MARYSVILLE, Calif. — A four-engine KC-135 tanker crashed and burned Tuesday during practice for takeoffs and landings a mile north of the Beale Air Force Base runway, killing all seven crewmen aboard.
Capt. Joseph Saxon, information officer at the base 50 miles northeast of Sacramento, said the victims were from Castle Air Force Base near Merced. Their names were not immediately released.
An accident board of Air Force officers immediately began an investigation to determine the cause of the crash. The aircraft did not have a flight recording device that is contained in commercial planes.
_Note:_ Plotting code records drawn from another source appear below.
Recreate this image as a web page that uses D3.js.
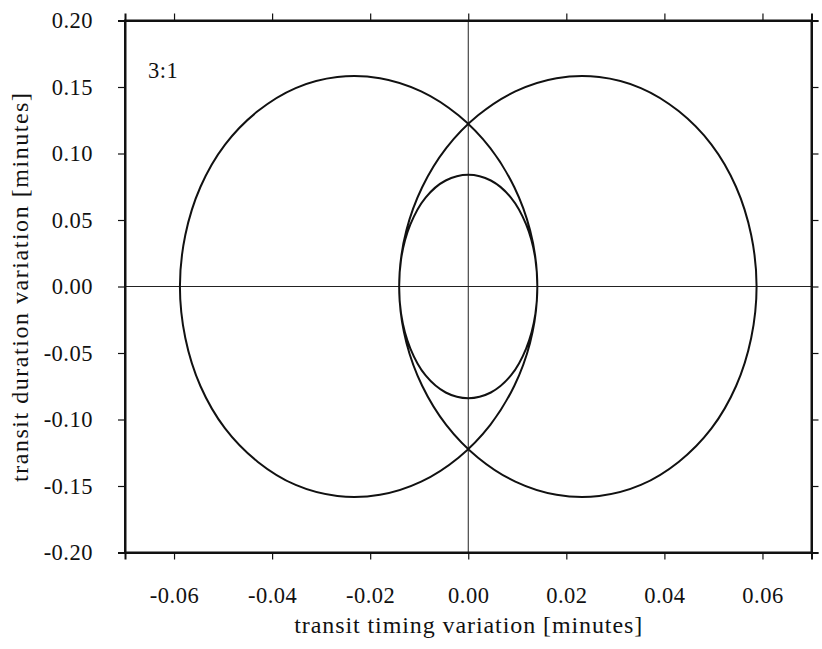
<!DOCTYPE html>
<html>
<head>
<meta charset="utf-8">
<script src="https://cdn.jsdelivr.net/npm/d3@7"></script>
<style>
  html, body { margin: 0; padding: 0; background: #fff; }
  svg { display: block; }
  text { font-family: "Liberation Serif", "DejaVu Serif", serif; fill: #111; }
</style>
</head>
<body>
<svg id="chart" width="822" height="649"></svg>
<script>
// Data (transit timing vs transit duration variation, minutes)
const ttv = [0.0000, 0.0046, 0.0087, 0.0118, 0.0137, 0.0140, 0.0126, 0.0094, 0.0045, -0.0020,
  -0.0096, -0.0180, -0.0267, -0.0352, -0.0429, -0.0496, -0.0546, -0.0577, -0.0588, -0.0577,
  -0.0546, -0.0496, -0.0429, -0.0352, -0.0267, -0.0180, -0.0096, -0.0020, 0.0045, 0.0094,
  0.0126, 0.0140, 0.0137, 0.0118, 0.0087, 0.0046, 0.0000, -0.0046, -0.0087, -0.0118,
  -0.0137, -0.0140, -0.0126, -0.0094, -0.0045, 0.0020, 0.0096, 0.0180, 0.0267, 0.0352,
  0.0429, 0.0496, 0.0546, 0.0577, 0.0588, 0.0577, 0.0546, 0.0496, 0.0429, 0.0352,
  0.0267, 0.0180, 0.0096, 0.0020, -0.0045, -0.0094, -0.0126, -0.0140, -0.0137, -0.0118,
  -0.0087, -0.0046];
const tdv = [0.0840, 0.0797, 0.0669, 0.0467, 0.0205, -0.0100, -0.0424, -0.0746, -0.1040, -0.1287,
  -0.1467, -0.1566, -0.1575, -0.1492, -0.1319, -0.1067, -0.0750, -0.0387, 0.0000, 0.0387,
  0.0750, 0.1067, 0.1319, 0.1492, 0.1575, 0.1566, 0.1467, 0.1287, 0.1040, 0.0746,
  0.0424, 0.0100, -0.0205, -0.0467, -0.0669, -0.0797, -0.0840, -0.0797, -0.0669, -0.0467,
  -0.0205, 0.0100, 0.0424, 0.0746, 0.1040, 0.1287, 0.1467, 0.1566, 0.1575, 0.1492,
  0.1319, 0.1067, 0.0750, 0.0387, 0.0000, -0.0387, -0.0750, -0.1067, -0.1319, -0.1492,
  -0.1575, -0.1566, -0.1467, -0.1287, -0.1040, -0.0746, -0.0424, -0.0100, 0.0205, 0.0467,
  0.0669, 0.0797];
const xTicks = [-0.06, -0.04, -0.02, 0.00, 0.02, 0.04, 0.06];
const xTickLabels = ["-0.06", "-0.04", "-0.02", "0.00", "0.02", "0.04", "0.06"];
const yTicks = [-0.20, -0.15, -0.10, -0.05, 0.00, 0.05, 0.10, 0.15, 0.20];
const yTickLabels = ["-0.20", "-0.15", "-0.10", "-0.05", "0.00", "0.05", "0.10", "0.15", "0.20"];
const xDomain = [-0.07, 0.07];
const yDomain = [-0.20, 0.20];
const panelLabel = "3:1";
const xTitle = "transit timing variation [minutes]";
const yTitle = "transit duration variation [minutes]";

const L = 125, R = 811.5, T = 20.5, B = 552.5;
const svg = d3.select("#chart");
const x = d3.scaleLinear().domain(xDomain).range([L, R]);
const y = d3.scaleLinear().domain(yDomain).range([B, T]);

// zero lines
svg.append("line").attr("x1", x(0)).attr("x2", x(0)).attr("y1", T).attr("y2", B)
  .attr("stroke", "#222").attr("stroke-width", 1);
svg.append("line").attr("x1", L).attr("x2", R).attr("y1", y(0)).attr("y2", y(0))
  .attr("stroke", "#222").attr("stroke-width", 1);

// curve
const pts = ttv.map((v, i) => [v, tdv[i]]);
svg.append("path").datum(pts)
  .attr("d", d3.line().x(d => x(d[0])).y(d => y(d[1])).curve(d3.curveCatmullRomClosed.alpha(0.5)))
  .attr("fill", "none").attr("stroke", "#111").attr("stroke-width", 2);

// axes
const fmtX = (d, i) => xTickLabels[i];
const fmtY = (d, i) => yTickLabels[i];
const ax = [
  svg.append("g").attr("transform", `translate(0,${B})`).call(d3.axisBottom(x).tickValues(xTicks).tickFormat(fmtX).tickSizeOuter(0).tickSize(7).tickPadding(28)),
  svg.append("g").attr("transform", `translate(0,${T})`).call(d3.axisTop(x).tickValues(xTicks).tickFormat("").tickSizeOuter(0).tickSize(7)),
  svg.append("g").attr("transform", `translate(${L},0)`).call(d3.axisLeft(y).tickValues(yTicks).tickFormat(fmtY).tickSizeOuter(0).tickSize(7).tickPadding(25)),
  svg.append("g").attr("transform", `translate(${R},0)`).call(d3.axisRight(y).tickValues(yTicks).tickFormat("").tickSizeOuter(0).tickSize(7))
];
ax.forEach(g => {
  g.attr("font-family", null);
  g.select(".domain").attr("stroke", "#111").attr("stroke-width", 2);
  g.selectAll(".tick line").attr("stroke", "#111").attr("stroke-width", 1.2);
  g.selectAll("text").attr("font-size", 22.5).attr("letter-spacing", 0.5).attr("fill", "#111");
});
// frame
svg.append("rect").attr("x", L).attr("y", T).attr("width", R - L).attr("height", B - T)
  .attr("fill", "none").attr("stroke", "#111").attr("stroke-width", 2);

// labels
svg.append("text").attr("x", 148).attr("y", 78).attr("font-size", 22.5).attr("letter-spacing", 0.5).text(panelLabel);
svg.append("text").attr("x", (L + R) / 2).attr("y", 633).attr("text-anchor", "middle")
  .attr("font-size", 24).attr("textLength", 348).attr("lengthAdjust", "spacing").text(xTitle);
svg.append("text").attr("transform", `translate(28,${(T + B) / 2 + 1}) rotate(-90)`)
  .attr("text-anchor", "middle").attr("font-size", 24).attr("textLength", 389).attr("lengthAdjust", "spacing").text(yTitle);
</script>
</body>
</html>
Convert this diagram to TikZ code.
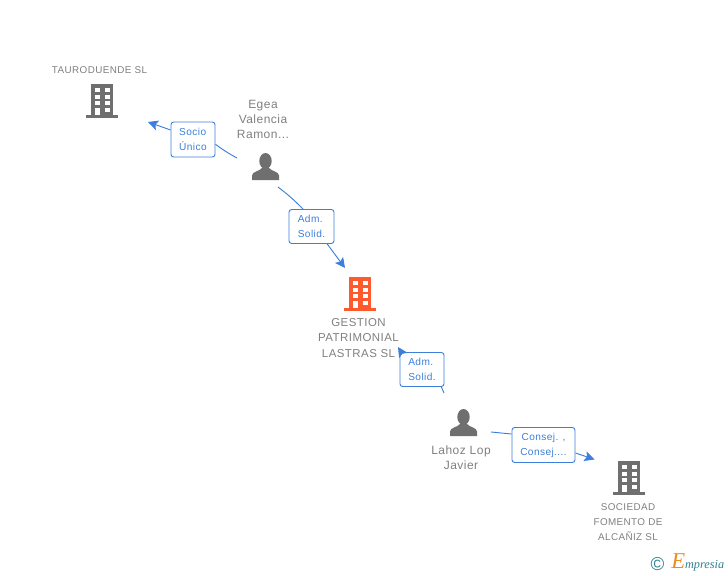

Col. James Wilson, base commander, told reporters that the aircraft was practicing touch-and-go landings and takeoffs in which a plane touches the runway for a few moments and then returns to the air. Such maneuvers occur at altitudes of 1,300 feet and below.
Circling for Landing
Wilson said the plane was circling for another practice landing when it crashed and burst into flames at 12:30 p.m. The crash touched off a blaze that blackened about 100 acres of grasslands before being brought under control by firefighters an hour later.
A 15- to 18-foot section of a wing was on the ground at the crash site, and the remainder of the plane was strewn over a large area, Wilson said.
"There is very little of the plane left," Wilson said. "It is burned badly. All four engines are broken off."
Wilson said the crew flew to Beale on Tuesday morning from Castle Air Force Base. He said the routine training mission had to be conducted at Beale because of construction work on the Castle runway.
The base commander said there was normal radio communications between the plane and base personnel.
Wilson said that during its 30 years in existence the tanker has "had an accident record that is extremely good."
"They are a very safe aircraft to fly" and are used for aerial refuelings of bombers, fighters and virtually all other types of Air Force aircraft, he said. The plane is the military counterpart of the Boeing 707.
He said the aircraft, capable of carrying more than 100,000 pounds of fuel, normally carries a "very light load" of 50,000 pounds on such training missions.
It was the worst air accident at the base since February, 1974, when seven crewmen died in a crash of a B-52 bomber.